A more generalized scheme is the "Compound String" method, also endorsed
by ISO. It may very well be the X Windows encoding scheme for
interchange or internal representation.

There are also other encoding schemes, by Sun, Xerox and other
companies.

There is, however, no standard as yet. Unfortunately. But, from V.4,
you should be able to mix Icelandic with Bulgarian, and get your
Greek quotations OK, too.

Greger Leijonhufvud
Interactive Systems Corp.
Sunny Santa Monica, Ca.
uunet!ism780c!greger

rja@edison.GE.COM (rja) (04/25/89)

In article <Apr.19.10.41.28.1989.7554@paul.rutgers.edu>, halldors@paul.rutgers.edu (Magnus M Halldorsson) writes:
> The ISO 8859 character sets specify sets for specific languages. Now
> what if one wants to use a combination of those? Is there any standard
> for storing, representing, and switching between various (ISO)
> character sets? What if one wants to allow for Japanese or Chinese as
> well?
> 

The Chinese standard is reportedly going to reserve the characters
(decimal) 0 thru 255 for romanised characters.  I've forgotten what
the Japanese standard say, but it is possible that 128-255 are used
for either Hiragana or Katakana.

SS1 and SS2 are freqently used to shift character sets.  A good place 
to look for European usage is X/OPEN.  For Asian character sets, you'll
have to acquire the standards.

deh0654@sjfc.UUCP (Dennis E. Hamilton) (04/28/89)

In article <26644@ism780c.isc.com> greger@ism780b.UUCP (Greger Leijonhufvud) writes:
>In article <Apr.19.10.41.28.1989.7554@paul.rutgers.edu> halldors@paul.rutgers.edu (Magnus M Halldorsson) writes:
>>The ISO 8859 character sets specify sets for specific languages. Now
>>what if one wants to use a combination of those? Is there any standard
>>for storing, representing, and switching between various (ISO)
>>character sets? What if one wants to allow for Japanese or Chinese as
>>well?
>[discussion of EUC and other Unix-flavored proposals]
>There are also other encoding schemes, by Sun, Xerox and other
>companies.
>
>There is, however, no standard as yet. Unfortunately. But, from V.4,
>you should be able to mix Icelandic with Bulgarian, and get your
>Greek quotations OK, too.
There has been an ISO scheme for mixing code sets for some time now.
ISO 2022-1973 specified basically unlimited code-extension
techniques, and you can use either 7-bit or 8--bit ASCII to carry it in.
(The 7-bit scheme has a shifting scheme for getting to the other
codes that would normally have bit 8 set).  Although it can be a little
painful, there are alphabet registration systems that allow international
identification of the code used in the code stream itself.  You can use
the code identification procedure to switch the 7/8-bit "window" over those
codes you want to use at any particular time.

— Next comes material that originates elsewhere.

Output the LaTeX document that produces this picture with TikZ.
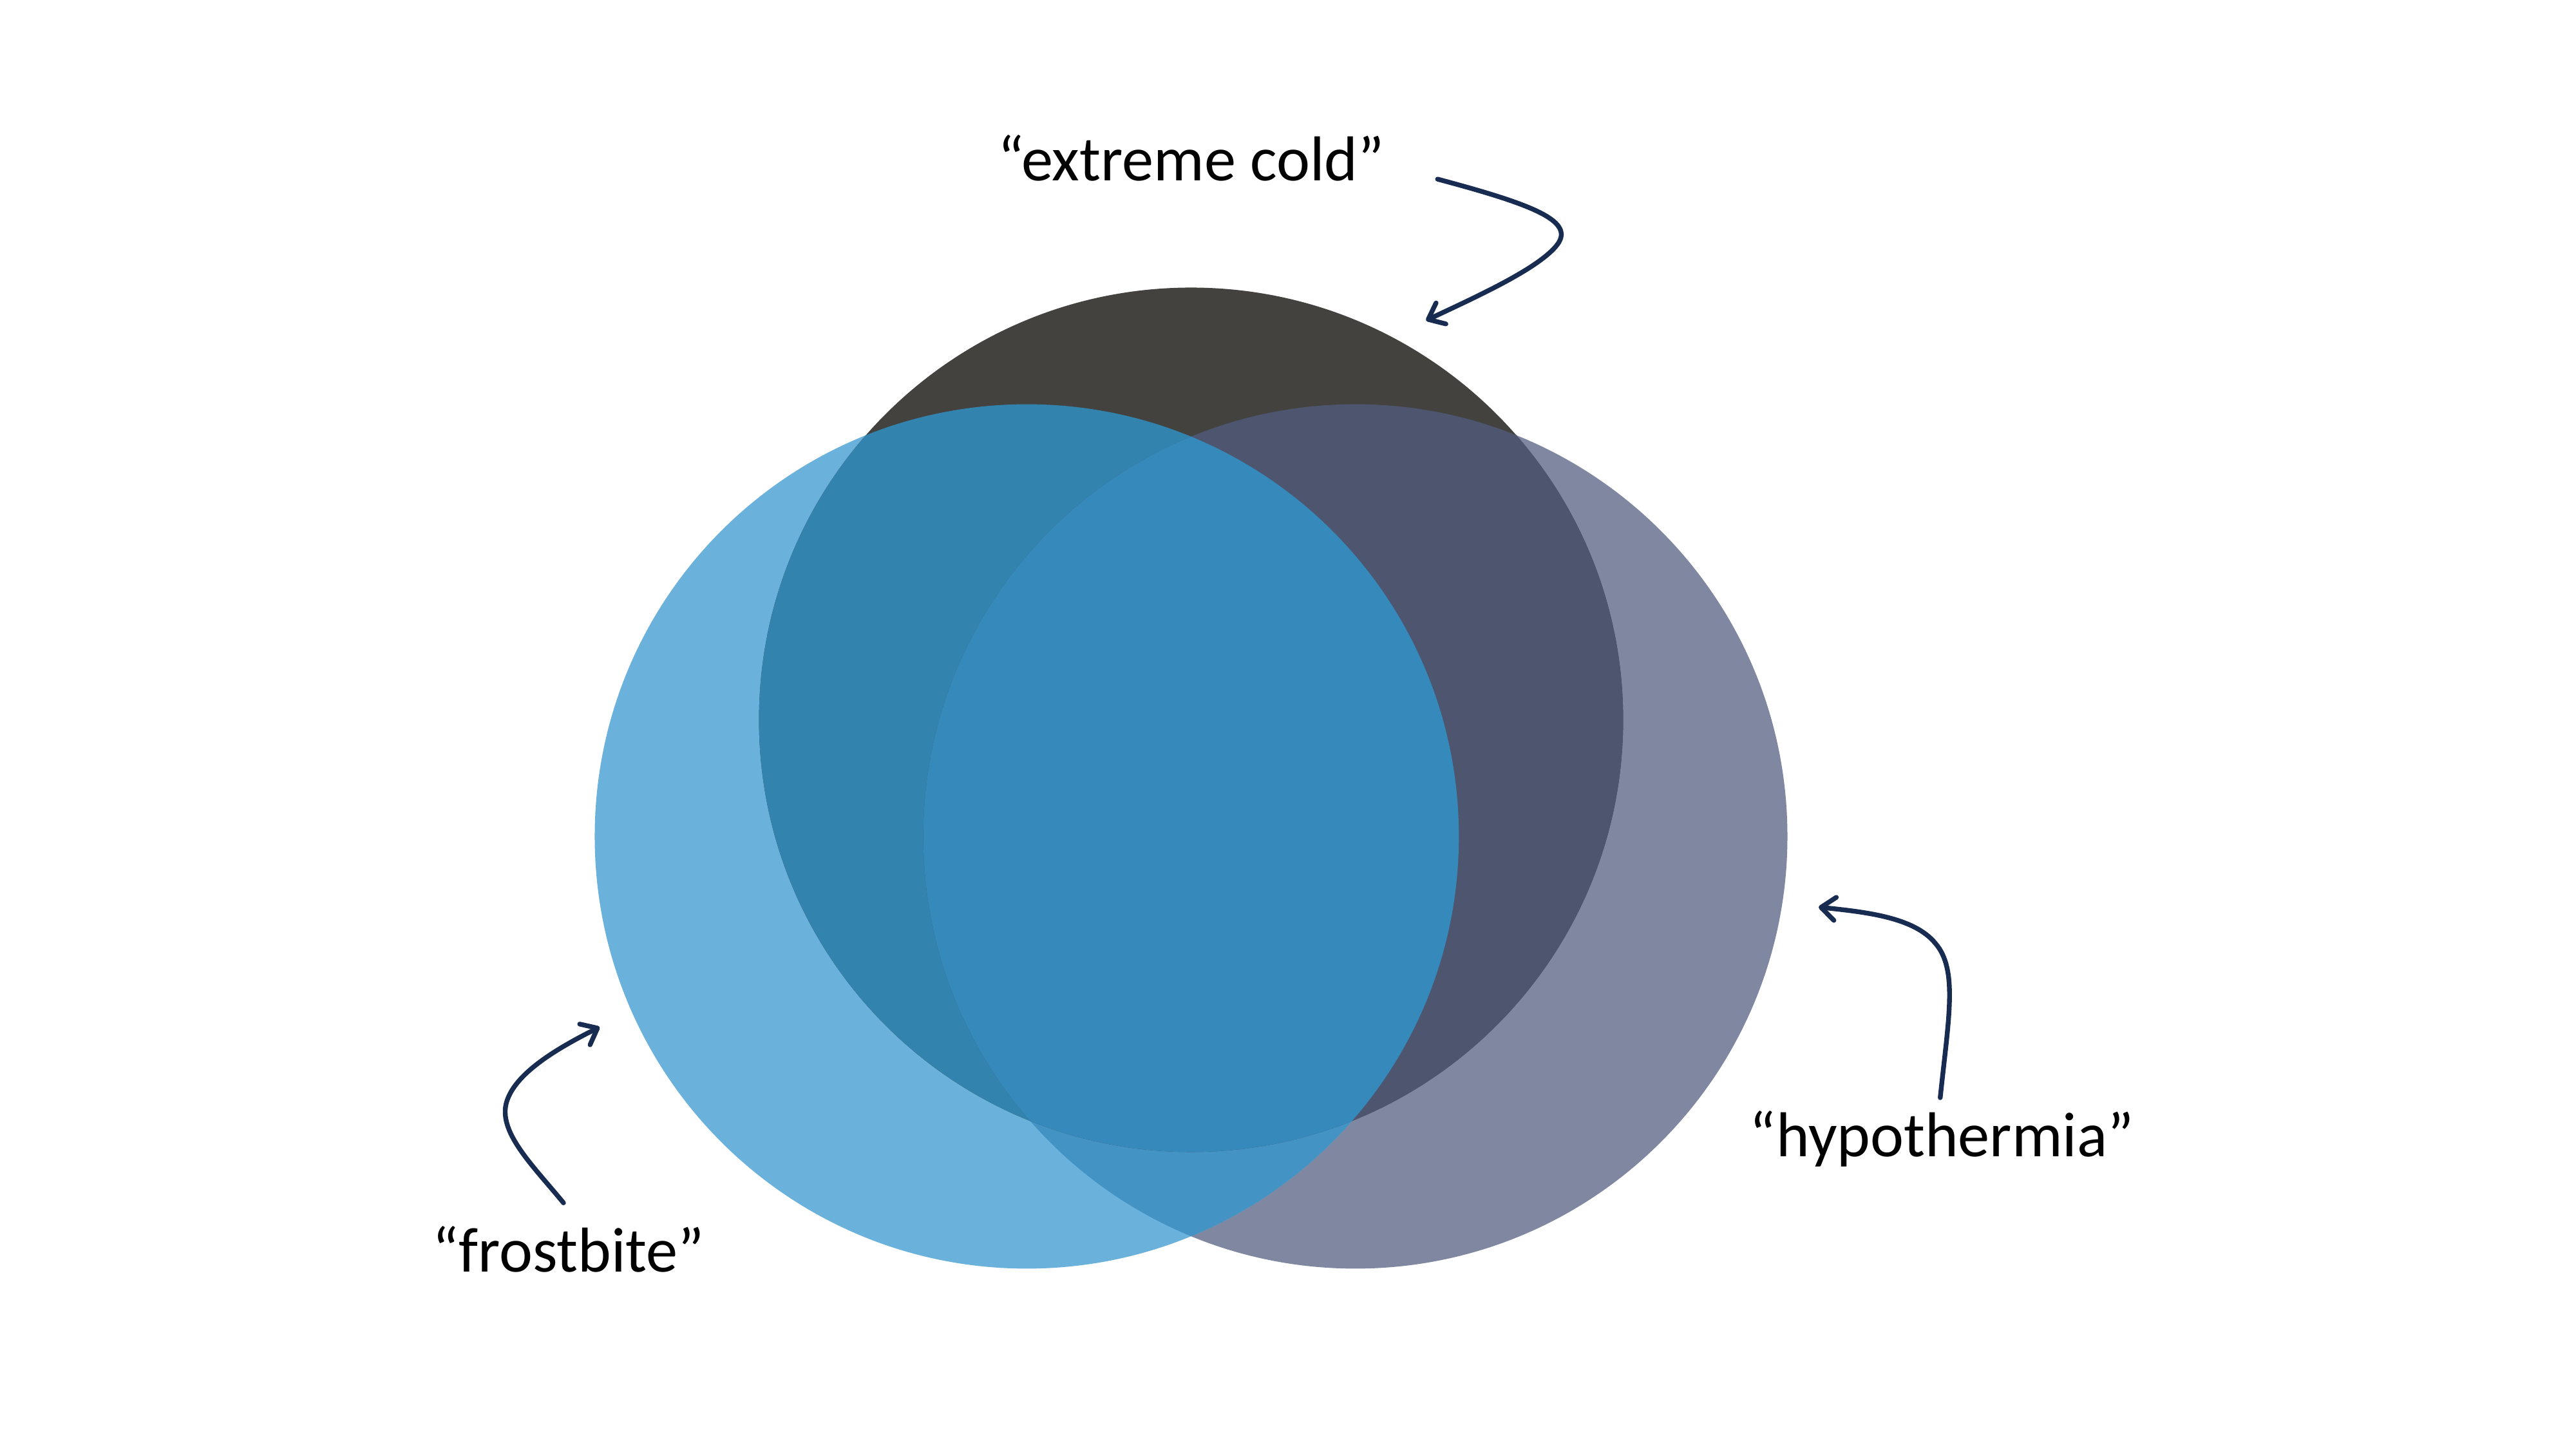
\documentclass[tikz,border=0pt]{standalone}
\usepackage{fontspec}
\setmainfont{Carlito}
\usetikzlibrary{arrows.meta}
\definecolor{cT}{HTML}{43423E}
\definecolor{cL}{HTML}{6AB2DC}
\definecolor{cR}{HTML}{8087A0}
\definecolor{cTL}{HTML}{3383AF}
\definecolor{cTR}{HTML}{4D556F}
\definecolor{cLR}{HTML}{4493C5}
\definecolor{cTLR}{HTML}{3689BB}
\definecolor{arrowc}{HTML}{182C52}
\tikzset{
  lbl/.style={font=\fontsize{28}{32}\selectfont, anchor=base, inner sep=0pt},
  pointer/.style={draw=arrowc, line width=2.1pt, line cap=round,
    -{Straight Barb[length=2.2mm,width=3.6mm,line cap=round,line join=round]}}
}
\begin{document}
\begin{tikzpicture}[x=0.2551mm,y=-0.2551mm]
\useasboundingbox (0,0) rectangle (1568,882);
\def\rad{263}
% base circles
\fill[cR] (825,509) circle[radius=\rad];
\fill[cL] (625,509) circle[radius=\rad];
\fill[cT] (725,438) circle[radius=\rad];
% left & right
\begin{scope}
  \clip (625,509) circle[radius=\rad];
  \fill[cLR] (825,509) circle[radius=\rad];
\end{scope}
% top & left
\begin{scope}
  \clip (725,438) circle[radius=\rad];
  \fill[cTL] (625,509) circle[radius=\rad];
\end{scope}
% top & right
\begin{scope}
  \clip (725,438) circle[radius=\rad];
  \fill[cTR] (825,509) circle[radius=\rad];
\end{scope}
% all three
\begin{scope}
  \clip (725,438) circle[radius=\rad];
  \clip (625,509) circle[radius=\rad];
  \fill[cTLR] (825,509) circle[radius=\rad];
\end{scope}
% labels
\node[lbl] (cold) at (725,110) {“extreme cold”};
\node[lbl] (frost) at (346,774) {“frostbite”};
\node[lbl] (hypo) at (1182,704) {“hypothermia”};
% arrow endpoints
\coordinate (s1) at (875,109);
\coordinate (e1) at (868,195);
\coordinate (s2) at (1181,668);
\coordinate (e2) at (1107,552);
\coordinate (s3) at (343,732);
\coordinate (e3) at (365,625);
\draw[pointer] (s1) .. controls (935,125) and (960,135) .. (947,150) .. controls (935,164) and (900,180) .. (e1);
\draw[pointer] (s2) .. controls (1186,620) and (1192,590) .. (1178,574) .. controls (1165,558) and (1135,555) .. (e2);
\draw[pointer] (s3) .. controls (325,710) and (304,690) .. (308,672) .. controls (312,655) and (335,640) .. (e3);
\end{tikzpicture}
\end{document}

When the special 8-bit character codes that are talked about here
become approved, there will presumably also be internationally approved
"announcement sequences" for shifting in and out of them.

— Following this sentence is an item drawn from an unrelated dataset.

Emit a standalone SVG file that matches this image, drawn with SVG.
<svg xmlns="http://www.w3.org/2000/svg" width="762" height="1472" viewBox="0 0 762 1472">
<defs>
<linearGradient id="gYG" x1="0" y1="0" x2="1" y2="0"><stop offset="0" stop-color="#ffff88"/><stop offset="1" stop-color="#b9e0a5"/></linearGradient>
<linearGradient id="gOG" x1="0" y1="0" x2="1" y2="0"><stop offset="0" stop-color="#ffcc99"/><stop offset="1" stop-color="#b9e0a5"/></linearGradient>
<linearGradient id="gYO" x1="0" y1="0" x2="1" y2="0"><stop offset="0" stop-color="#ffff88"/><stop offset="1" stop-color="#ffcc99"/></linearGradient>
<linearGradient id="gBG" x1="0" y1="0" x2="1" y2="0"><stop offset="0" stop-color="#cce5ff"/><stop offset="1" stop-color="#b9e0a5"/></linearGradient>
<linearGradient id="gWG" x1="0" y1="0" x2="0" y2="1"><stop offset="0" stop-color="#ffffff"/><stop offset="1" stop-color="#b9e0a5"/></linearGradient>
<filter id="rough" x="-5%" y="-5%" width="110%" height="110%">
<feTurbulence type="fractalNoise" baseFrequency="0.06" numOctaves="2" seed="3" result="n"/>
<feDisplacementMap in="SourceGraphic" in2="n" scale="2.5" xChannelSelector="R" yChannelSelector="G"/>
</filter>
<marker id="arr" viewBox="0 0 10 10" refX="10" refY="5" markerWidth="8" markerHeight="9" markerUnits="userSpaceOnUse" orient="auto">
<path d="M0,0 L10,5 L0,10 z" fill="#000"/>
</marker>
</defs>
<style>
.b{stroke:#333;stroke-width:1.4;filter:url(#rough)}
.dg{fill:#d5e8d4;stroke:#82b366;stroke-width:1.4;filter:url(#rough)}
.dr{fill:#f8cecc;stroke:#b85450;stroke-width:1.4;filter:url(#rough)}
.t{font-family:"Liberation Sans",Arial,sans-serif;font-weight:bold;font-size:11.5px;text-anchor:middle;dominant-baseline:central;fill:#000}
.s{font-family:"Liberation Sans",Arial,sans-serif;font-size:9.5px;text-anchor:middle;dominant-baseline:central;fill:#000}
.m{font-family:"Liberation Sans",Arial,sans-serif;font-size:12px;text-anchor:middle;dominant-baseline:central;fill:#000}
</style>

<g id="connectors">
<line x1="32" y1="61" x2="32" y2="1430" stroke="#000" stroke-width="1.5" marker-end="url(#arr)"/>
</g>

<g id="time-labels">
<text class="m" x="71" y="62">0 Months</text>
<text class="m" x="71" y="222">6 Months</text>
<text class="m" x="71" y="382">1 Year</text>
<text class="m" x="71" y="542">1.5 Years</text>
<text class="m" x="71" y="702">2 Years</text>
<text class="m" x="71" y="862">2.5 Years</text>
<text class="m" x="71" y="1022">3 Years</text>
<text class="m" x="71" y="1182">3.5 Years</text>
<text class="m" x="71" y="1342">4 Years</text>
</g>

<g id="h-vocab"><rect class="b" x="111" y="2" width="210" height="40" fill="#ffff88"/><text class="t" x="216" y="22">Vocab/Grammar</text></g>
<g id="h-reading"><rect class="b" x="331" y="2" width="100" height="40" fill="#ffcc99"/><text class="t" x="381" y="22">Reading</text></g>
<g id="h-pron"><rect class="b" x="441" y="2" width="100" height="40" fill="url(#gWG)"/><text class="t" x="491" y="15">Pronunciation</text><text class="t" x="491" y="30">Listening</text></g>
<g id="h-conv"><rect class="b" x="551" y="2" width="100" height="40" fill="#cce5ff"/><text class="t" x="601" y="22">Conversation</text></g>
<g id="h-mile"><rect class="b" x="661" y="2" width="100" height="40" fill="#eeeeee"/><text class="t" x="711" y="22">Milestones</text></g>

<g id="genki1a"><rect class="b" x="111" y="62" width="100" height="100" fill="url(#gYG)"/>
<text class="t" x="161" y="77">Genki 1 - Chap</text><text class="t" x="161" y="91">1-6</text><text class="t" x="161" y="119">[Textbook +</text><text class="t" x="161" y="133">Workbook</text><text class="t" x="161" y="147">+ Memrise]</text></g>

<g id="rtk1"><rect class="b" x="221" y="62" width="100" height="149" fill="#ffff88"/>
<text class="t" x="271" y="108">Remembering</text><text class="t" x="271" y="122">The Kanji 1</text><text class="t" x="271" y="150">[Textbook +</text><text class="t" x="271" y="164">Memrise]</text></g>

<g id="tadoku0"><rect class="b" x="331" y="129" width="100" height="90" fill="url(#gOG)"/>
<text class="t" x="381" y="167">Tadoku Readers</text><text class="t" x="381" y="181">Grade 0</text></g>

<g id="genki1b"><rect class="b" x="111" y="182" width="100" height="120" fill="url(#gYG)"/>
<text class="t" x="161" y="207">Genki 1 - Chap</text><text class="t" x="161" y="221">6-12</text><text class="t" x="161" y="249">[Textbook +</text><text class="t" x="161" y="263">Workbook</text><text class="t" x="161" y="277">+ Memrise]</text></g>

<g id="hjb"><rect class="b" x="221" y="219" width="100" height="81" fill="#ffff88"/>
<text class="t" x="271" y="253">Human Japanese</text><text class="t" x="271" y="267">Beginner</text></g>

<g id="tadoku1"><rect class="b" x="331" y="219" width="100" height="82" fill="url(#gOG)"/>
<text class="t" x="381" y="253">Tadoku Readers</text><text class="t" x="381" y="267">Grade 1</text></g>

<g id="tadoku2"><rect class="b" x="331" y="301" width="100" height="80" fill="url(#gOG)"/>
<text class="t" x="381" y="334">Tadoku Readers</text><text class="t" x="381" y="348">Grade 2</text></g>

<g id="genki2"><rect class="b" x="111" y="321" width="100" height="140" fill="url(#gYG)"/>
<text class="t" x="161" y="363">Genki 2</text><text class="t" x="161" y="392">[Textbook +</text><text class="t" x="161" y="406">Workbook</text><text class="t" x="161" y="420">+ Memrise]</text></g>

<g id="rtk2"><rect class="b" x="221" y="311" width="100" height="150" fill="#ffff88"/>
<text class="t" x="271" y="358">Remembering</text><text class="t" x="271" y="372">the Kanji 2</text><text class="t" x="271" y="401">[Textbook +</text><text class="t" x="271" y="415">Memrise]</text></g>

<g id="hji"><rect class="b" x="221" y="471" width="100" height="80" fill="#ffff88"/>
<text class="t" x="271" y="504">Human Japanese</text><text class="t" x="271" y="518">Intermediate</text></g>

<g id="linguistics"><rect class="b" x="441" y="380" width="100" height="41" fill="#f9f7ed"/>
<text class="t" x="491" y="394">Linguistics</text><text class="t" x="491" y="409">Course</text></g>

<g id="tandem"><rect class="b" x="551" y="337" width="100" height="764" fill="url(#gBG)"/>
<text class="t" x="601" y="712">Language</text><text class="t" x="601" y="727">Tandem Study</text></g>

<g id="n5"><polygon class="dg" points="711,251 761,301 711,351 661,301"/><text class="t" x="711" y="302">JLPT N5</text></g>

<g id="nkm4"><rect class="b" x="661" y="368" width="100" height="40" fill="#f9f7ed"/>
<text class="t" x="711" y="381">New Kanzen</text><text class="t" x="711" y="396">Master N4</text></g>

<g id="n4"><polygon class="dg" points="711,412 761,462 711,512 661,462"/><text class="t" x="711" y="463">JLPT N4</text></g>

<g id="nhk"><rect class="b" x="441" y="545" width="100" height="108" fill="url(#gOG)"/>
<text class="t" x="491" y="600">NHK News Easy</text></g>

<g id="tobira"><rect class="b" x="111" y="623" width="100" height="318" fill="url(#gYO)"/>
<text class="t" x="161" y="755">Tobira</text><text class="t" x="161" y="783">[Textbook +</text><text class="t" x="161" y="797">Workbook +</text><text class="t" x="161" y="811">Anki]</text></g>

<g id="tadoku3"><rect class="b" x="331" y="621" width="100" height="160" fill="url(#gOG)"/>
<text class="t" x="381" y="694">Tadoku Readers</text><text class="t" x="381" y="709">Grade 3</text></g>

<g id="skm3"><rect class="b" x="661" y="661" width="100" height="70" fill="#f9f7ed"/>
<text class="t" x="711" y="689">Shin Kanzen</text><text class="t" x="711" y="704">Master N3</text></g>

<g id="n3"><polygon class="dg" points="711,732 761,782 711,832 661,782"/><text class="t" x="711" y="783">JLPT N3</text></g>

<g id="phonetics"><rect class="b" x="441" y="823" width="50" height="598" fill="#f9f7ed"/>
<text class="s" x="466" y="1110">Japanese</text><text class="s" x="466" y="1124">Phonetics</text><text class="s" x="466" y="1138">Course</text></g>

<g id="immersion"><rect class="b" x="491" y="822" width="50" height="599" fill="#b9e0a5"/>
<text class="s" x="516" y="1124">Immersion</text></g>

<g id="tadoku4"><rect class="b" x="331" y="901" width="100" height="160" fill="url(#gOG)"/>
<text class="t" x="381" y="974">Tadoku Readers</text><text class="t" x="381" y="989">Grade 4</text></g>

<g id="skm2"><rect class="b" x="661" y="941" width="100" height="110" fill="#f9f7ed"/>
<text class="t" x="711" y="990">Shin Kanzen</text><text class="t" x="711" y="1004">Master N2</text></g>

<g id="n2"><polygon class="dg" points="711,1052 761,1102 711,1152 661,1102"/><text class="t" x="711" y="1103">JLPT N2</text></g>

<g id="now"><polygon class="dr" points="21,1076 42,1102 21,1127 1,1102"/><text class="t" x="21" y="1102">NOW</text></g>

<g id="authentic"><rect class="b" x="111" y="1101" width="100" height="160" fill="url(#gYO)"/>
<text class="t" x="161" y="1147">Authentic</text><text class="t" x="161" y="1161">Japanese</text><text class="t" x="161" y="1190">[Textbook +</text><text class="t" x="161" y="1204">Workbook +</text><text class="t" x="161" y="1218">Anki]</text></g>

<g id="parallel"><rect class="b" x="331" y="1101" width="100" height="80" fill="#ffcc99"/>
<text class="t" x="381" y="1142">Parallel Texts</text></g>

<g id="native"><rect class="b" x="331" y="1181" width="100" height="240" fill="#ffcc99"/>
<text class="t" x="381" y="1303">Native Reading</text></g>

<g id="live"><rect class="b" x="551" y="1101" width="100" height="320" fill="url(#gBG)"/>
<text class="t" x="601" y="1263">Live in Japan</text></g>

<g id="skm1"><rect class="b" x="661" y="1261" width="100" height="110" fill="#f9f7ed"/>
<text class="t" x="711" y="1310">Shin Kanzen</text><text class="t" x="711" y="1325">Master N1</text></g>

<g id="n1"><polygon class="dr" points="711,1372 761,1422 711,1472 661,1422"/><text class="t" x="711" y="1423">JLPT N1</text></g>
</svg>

This works for communication better than for internal processing, of
course.  For what you want to see *internally* in a particular
computer system, I suppose POSIX and other standards will have to
make provision (and the C Language will become interesting, too).  But for
interchange purposes via 7/8-bit data streams, all of the machinery has
been defined for some time, including the procedure for international
registration of special code tables.


-- Dennis E. Hamilton {uucp: ... !rochester!cci632!sjfc!deh0654}
	Robert Anson Heinlein, 1907-1988
	May the First Muster always answer to your names.